# Set task:
Render the material again word for word, skipping the pictures in it.
>> Start
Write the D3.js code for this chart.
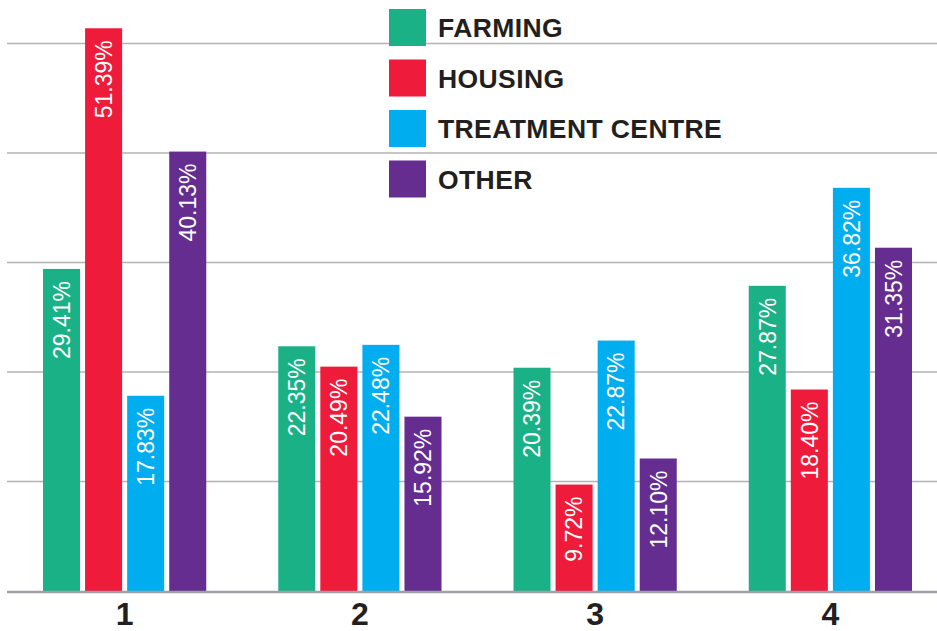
<!DOCTYPE html>
<html>
<head>
<meta charset="utf-8">
<script src="https://cdn.jsdelivr.net/npm/d3@7"></script>
<style>
  html, body { margin: 0; padding: 0; background: #fff; }
  svg { display: block; }
</style>
</head>
<body>
<svg width="937" height="631"></svg>
<script>
// --- Dados ---
const categories = ['1', '2', '3', '4'];
const seriesNames = ['FARMING', 'HOUSING', 'TREATMENT CENTRE', 'OTHER'];
const farming = [29.41, 22.35, 20.39, 27.87];
const housing = [51.39, 20.49, 9.72, 18.40];
const treatment = [17.83, 22.48, 22.87, 36.82];
const other = [40.13, 15.92, 12.10, 31.35];
const gridTicks = [10, 20, 30, 40, 50];

const seriesValues = [farming, housing, treatment, other];
const colors = ['#1bb187', '#ee1b3a', '#00aeef', '#642d8f'];

const data = categories.map((c, i) => ({
    cat: c,
    values: seriesNames.map((s, k) => ({ key: s, value: seriesValues[k][i] }))
}));

const svg = d3.select('svg');
const width = +svg.attr('width');

// --- Escalas ---
const x0 = d3.scaleBand()
    .domain(categories)
    .range([43, 912])
    .paddingInner(0.306)
    .paddingOuter(0);

const x1 = d3.scaleBand()
    .domain(seriesNames)
    .range([0, x0.bandwidth()])
    .paddingInner(0.12)
    .paddingOuter(0);

const y = d3.scaleLinear()
    .domain([0, 50])
    .range([591, 43.5]);

const color = d3.scaleOrdinal().domain(seriesNames).range(colors);

// --- Linhas de grade ---
svg.append('g')
    .selectAll('line')
    .data(gridTicks)
    .join('line')
        .attr('x1', 7)
        .attr('x2', width)
        .attr('y1', d => y(d))
        .attr('y2', d => y(d))
        .attr('stroke', '#b3b3b3')
        .attr('stroke-width', 1.5);

// --- Barras ---
const groups = svg.append('g')
    .selectAll('g')
    .data(data)
    .join('g')
        .attr('transform', d => `translate(${x0(d.cat)},0)`);

groups.selectAll('rect')
    .data(d => d.values)
    .join('rect')
        .attr('x', d => x1(d.key))
        .attr('y', d => y(d.value))
        .attr('width', x1.bandwidth())
        .attr('height', d => y(0) - y(d.value))
        .attr('fill', d => color(d.key));

// rótulos de valor (rotacionados)
groups.selectAll('text')
    .data(d => d.values)
    .join('text')
        .attr('transform', d => `translate(${x1(d.key) + x1.bandwidth() / 2},${y(d.value) + 12}) rotate(-90)`)
        .attr('dy', '0.36em')
        .attr('text-anchor', 'end')
        .attr('fill', '#fff')
        .style('font-family', '"Liberation Sans", Arial, sans-serif')
        .style('font-size', '23px')
        .text(d => d.value.toFixed(2) + '%');

// --- Linha base ---
svg.append('line')
    .attr('x1', 7)
    .attr('x2', width)
    .attr('y1', y(0) + 1)
    .attr('y2', y(0) + 1)
    .attr('stroke', '#a0a0a6')
    .attr('stroke-width', 2.5);

// --- Eixo X (rótulos das categorias) ---
const eixoX = d3.axisBottom(x0).tickSize(0).tickPadding(0);
svg.append('g')
    .attr('transform', `translate(0,${y(0)})`)
    .call(eixoX)
    .call(g => g.select('.domain').remove())
    .selectAll('text')
        .attr('y', 34)
        .attr('dy', 0)
        .attr('fill', '#231f20')
        .style('font-family', '"Liberation Sans", Arial, sans-serif')
        .style('font-weight', 'bold')
        .style('font-size', '32px');

// --- Legenda ---
const legend = svg.append('g')
    .selectAll('g')
    .data(seriesNames)
    .join('g')
        .attr('transform', (d, i) => `translate(389,${9 + i * 50.5})`);

legend.append('rect')
    .attr('width', 37)
    .attr('height', 37)
    .attr('fill', d => color(d));

legend.append('text')
    .attr('x', 49)
    .attr('y', 28)
    .attr('fill', '#231f20')
    .style('font-family', '"Liberation Sans", Arial, sans-serif')
    .style('font-weight', 'bold')
    .style('font-size', '26.5px')
    .style('letter-spacing', '0.4px')
    .text(d => d);
</script>
</body>
</html>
>> End
# Task solution:
Write the D3.js code for this chart.
<!DOCTYPE html>
<html>
<head>
<meta charset="utf-8">
<script src="https://cdn.jsdelivr.net/npm/d3@7"></script>
<style>
  html, body { margin: 0; padding: 0; background: #fff; }
  svg { display: block; }
</style>
</head>
<body>
<svg width="937" height="631"></svg>
<script>
// --- Dados ---
const categories = ['1', '2', '3', '4'];
const seriesNames = ['FARMING', 'HOUSING', 'TREATMENT CENTRE', 'OTHER'];
const farming = [29.41, 22.35, 20.39, 27.87];
const housing = [51.39, 20.49, 9.72, 18.40];
const treatment = [17.83, 22.48, 22.87, 36.82];
const other = [40.13, 15.92, 12.10, 31.35];
const gridTicks = [10, 20, 30, 40, 50];

const seriesValues = [farming, housing, treatment, other];
const colors = ['#1bb187', '#ee1b3a', '#00aeef', '#642d8f'];

const data = categories.map((c, i) => ({
    cat: c,
    values: seriesNames.map((s, k) => ({ key: s, value: seriesValues[k][i] }))
}));

const svg = d3.select('svg');
const width = +svg.attr('width');

// --- Escalas ---
const x0 = d3.scaleBand()
    .domain(categories)
    .range([43, 912])
    .paddingInner(0.306)
    .paddingOuter(0);

const x1 = d3.scaleBand()
    .domain(seriesNames)
    .range([0, x0.bandwidth()])
    .paddingInner(0.12)
    .paddingOuter(0);

const y = d3.scaleLinear()
    .domain([0, 50])
    .range([591, 43.5]);

const color = d3.scaleOrdinal().domain(seriesNames).range(colors);

// --- Linhas de grade ---
svg.append('g')
    .selectAll('line')
    .data(gridTicks)
    .join('line')
        .attr('x1', 7)
        .attr('x2', width)
        .attr('y1', d => y(d))
        .attr('y2', d => y(d))
        .attr('stroke', '#b3b3b3')
        .attr('stroke-width', 1.5);

// --- Barras ---
const groups = svg.append('g')
    .selectAll('g')
    .data(data)
    .join('g')
        .attr('transform', d => `translate(${x0(d.cat)},0)`);

groups.selectAll('rect')
    .data(d => d.values)
    .join('rect')
        .attr('x', d => x1(d.key))
        .attr('y', d => y(d.value))
        .attr('width', x1.bandwidth())
        .attr('height', d => y(0) - y(d.value))
        .attr('fill', d => color(d.key));

// rótulos de valor (rotacionados)
groups.selectAll('text')
    .data(d => d.values)
    .join('text')
        .attr('transform', d => `translate(${x1(d.key) + x1.bandwidth() / 2},${y(d.value) + 12}) rotate(-90)`)
        .attr('dy', '0.36em')
        .attr('text-anchor', 'end')
        .attr('fill', '#fff')
        .style('font-family', '"Liberation Sans", Arial, sans-serif')
        .style('font-size', '23px')
        .text(d => d.value.toFixed(2) + '%');

// --- Linha base ---
svg.append('line')
    .attr('x1', 7)
    .attr('x2', width)
    .attr('y1', y(0) + 1)
    .attr('y2', y(0) + 1)
    .attr('stroke', '#a0a0a6')
    .attr('stroke-width', 2.5);

// --- Eixo X (rótulos das categorias) ---
const eixoX = d3.axisBottom(x0).tickSize(0).tickPadding(0);
svg.append('g')
    .attr('transform', `translate(0,${y(0)})`)
    .call(eixoX)
    .call(g => g.select('.domain').remove())
    .selectAll('text')
        .attr('y', 34)
        .attr('dy', 0)
        .attr('fill', '#231f20')
        .style('font-family', '"Liberation Sans", Arial, sans-serif')
        .style('font-weight', 'bold')
        .style('font-size', '32px');

// --- Legenda ---
const legend = svg.append('g')
    .selectAll('g')
    .data(seriesNames)
    .join('g')
        .attr('transform', (d, i) => `translate(389,${9 + i * 50.5})`);

legend.append('rect')
    .attr('width', 37)
    .attr('height', 37)
    .attr('fill', d => color(d));

legend.append('text')
    .attr('x', 49)
    .attr('y', 28)
    .attr('fill', '#231f20')
    .style('font-family', '"Liberation Sans", Arial, sans-serif')
    .style('font-weight', 'bold')
    .style('font-size', '26.5px')
    .style('letter-spacing', '0.4px')
    .text(d => d);
</script>
</body>
</html>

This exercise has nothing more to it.